Bundan daha kritik bir manzara bulmak zor. Bizzat devletin geleceğiyle ilgili bir durum bu. Bu yüzden de Türklerin büyük kısmı hâlâ şöyle bir uzlaşmaya varılabileceğini umuyor: Mahkemenin AKP'yi kapatmaması karşılığında Ergenekon savcısı davayı durdursun (Türkiye'de yargının siyasetin etkisinde olmadığına inanmak için epey saf olmak gerek) veya en azından Anayasa Mahkemesi AKP'ye devlet yardımını kesmekle yetinsin.
Sorun şu: Bu oyunun içinde şiddetten yana olan çok güçlü bazı odaklar var. Bir kaos dönemi pekâla ordunun işine gelebilir (bu yüzden de bazıları son bombalarda ordunun parmağı olduğundan kuşkulu). Silahlı kuvvetler 1960'tan beri darbeyle üç seçilmiş hükümeti devirdi ve bunu bir kez daha memnuniyetle yapacaktır. İktidarı alırlarsa
muhalefete ve ifade özgürlüğüne karşı bir baskı kampanyası başlatacaklarıysa neredeyse kesin. Kürtlere karşı da topyekün bir savaş başlatacaklardır.
Fakat Türk toplumu muhtemelen, askeri idarenin dönüşünü sessizce sineye çekmeyecek kadar ilerlemiş durumda. Buradaki korku şu: Ordunun hareket geçmesini, kendi kampanyalarını başlatmak için fırsat bilecek bazı aşırılıkçı Müslüman köktenciler var
(bazı gözlemcilerin İstanbul'daki bombaların arkasında onların bulunduğundan
kuşkulanmasının nedeni de bu).

AB ve ABD artık etkili değil
Birkaç yıl önce olsaydı, dış dünya tarafları dizginlemek için müdahale edebilirdi.

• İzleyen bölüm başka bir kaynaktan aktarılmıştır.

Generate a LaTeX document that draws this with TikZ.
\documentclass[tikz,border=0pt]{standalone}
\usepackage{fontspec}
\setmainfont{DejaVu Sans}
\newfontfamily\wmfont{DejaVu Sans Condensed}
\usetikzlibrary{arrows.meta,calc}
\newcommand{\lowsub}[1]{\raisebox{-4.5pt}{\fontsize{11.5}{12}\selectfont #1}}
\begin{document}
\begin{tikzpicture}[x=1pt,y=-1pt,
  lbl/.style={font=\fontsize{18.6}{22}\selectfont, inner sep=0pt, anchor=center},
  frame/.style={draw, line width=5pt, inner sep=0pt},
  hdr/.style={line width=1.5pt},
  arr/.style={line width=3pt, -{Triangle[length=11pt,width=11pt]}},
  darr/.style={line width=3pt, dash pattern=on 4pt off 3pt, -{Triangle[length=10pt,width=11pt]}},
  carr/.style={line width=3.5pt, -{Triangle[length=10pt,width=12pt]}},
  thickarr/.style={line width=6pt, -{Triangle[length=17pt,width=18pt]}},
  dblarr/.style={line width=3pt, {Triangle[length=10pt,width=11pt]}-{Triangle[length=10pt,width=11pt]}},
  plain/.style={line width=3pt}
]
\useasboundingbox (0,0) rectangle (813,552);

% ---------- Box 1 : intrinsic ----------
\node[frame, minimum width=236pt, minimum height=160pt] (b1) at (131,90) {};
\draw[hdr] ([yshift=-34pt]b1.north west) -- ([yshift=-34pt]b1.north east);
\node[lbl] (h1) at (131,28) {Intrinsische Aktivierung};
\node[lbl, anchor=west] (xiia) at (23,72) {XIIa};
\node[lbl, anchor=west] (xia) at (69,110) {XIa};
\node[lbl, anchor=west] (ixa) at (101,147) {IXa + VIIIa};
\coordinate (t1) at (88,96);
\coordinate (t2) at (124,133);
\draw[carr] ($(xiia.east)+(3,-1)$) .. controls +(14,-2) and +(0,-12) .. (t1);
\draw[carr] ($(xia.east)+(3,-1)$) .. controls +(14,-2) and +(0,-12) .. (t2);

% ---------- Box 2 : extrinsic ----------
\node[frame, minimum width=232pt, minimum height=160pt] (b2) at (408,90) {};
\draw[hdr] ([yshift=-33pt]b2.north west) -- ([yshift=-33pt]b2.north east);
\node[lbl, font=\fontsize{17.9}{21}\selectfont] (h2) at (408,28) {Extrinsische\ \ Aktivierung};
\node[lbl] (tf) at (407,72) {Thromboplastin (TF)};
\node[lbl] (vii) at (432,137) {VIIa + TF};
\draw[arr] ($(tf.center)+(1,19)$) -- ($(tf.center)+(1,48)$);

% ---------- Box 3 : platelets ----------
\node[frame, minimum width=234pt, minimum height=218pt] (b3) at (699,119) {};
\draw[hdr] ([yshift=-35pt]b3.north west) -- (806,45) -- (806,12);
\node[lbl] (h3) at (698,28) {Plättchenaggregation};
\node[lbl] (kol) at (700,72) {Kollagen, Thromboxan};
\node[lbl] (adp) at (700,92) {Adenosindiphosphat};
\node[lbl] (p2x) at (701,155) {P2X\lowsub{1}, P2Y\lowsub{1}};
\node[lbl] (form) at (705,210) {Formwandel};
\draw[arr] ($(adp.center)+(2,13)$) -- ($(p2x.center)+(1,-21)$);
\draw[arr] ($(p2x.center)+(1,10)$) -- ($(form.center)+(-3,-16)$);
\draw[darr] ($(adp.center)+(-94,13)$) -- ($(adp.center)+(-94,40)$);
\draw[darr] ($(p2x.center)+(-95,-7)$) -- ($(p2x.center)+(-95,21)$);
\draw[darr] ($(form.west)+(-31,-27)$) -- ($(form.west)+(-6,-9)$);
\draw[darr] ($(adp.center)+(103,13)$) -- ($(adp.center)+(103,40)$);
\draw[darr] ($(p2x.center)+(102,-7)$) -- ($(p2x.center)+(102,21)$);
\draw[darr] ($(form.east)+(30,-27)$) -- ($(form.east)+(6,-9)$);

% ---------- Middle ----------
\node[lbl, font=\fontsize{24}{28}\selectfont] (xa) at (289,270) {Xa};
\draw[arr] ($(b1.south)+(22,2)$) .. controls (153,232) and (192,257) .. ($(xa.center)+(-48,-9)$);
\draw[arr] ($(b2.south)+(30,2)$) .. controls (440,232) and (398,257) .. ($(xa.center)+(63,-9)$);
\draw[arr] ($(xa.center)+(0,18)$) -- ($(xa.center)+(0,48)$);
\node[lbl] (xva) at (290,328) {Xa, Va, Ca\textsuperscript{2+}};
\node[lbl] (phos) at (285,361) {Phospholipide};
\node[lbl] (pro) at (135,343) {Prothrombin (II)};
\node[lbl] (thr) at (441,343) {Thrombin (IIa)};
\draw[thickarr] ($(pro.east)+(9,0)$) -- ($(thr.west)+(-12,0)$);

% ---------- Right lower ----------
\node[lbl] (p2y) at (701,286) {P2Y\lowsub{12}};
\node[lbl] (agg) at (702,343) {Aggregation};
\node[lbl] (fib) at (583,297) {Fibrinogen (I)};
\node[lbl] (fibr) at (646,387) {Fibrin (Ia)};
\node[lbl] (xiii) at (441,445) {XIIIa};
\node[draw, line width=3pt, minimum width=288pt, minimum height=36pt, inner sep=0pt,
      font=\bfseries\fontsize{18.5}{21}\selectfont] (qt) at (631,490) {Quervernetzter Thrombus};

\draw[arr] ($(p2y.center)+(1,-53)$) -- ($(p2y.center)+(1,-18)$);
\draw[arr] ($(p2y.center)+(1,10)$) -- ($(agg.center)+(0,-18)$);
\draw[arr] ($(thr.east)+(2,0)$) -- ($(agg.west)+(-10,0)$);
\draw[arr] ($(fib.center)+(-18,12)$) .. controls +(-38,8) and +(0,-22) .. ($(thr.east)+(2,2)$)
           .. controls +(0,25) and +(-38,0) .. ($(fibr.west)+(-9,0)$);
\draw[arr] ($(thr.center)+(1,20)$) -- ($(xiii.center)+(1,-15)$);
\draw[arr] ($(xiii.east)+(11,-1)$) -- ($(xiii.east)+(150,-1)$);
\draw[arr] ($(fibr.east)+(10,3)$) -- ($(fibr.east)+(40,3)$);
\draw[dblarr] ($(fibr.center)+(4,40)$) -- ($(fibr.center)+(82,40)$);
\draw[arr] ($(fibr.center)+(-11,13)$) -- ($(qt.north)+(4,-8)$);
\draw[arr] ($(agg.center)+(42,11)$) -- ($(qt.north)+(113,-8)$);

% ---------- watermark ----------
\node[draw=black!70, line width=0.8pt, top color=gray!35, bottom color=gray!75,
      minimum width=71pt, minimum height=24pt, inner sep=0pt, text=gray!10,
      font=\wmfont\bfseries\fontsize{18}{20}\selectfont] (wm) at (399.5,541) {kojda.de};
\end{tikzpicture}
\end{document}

Fakat Avrupa, Türkiye'nin AB üyeliği sürecini ağırdan alarak nüfuzunu yitirdi. 2. Dünya Savaşı sonrası dönemde Türk askeri hizmetlerine büyük katkılarda bulunan Amerika da Irak işgali nedeniyle nüfuzunu yitirdi.
Ancak dış dünya yine de tavır koymalı. Başörtüsü ve dine dair bütün konuşmaları unutun, İslam ve Batı hakkındaki bütün tartışmaları görmezden gelin. Bu mücadele demokrasi
mücadelesi ve seçilmiş Türk hükümeti kaybederse, hepimiz bunun sonuçlarının kurbanı olacağız.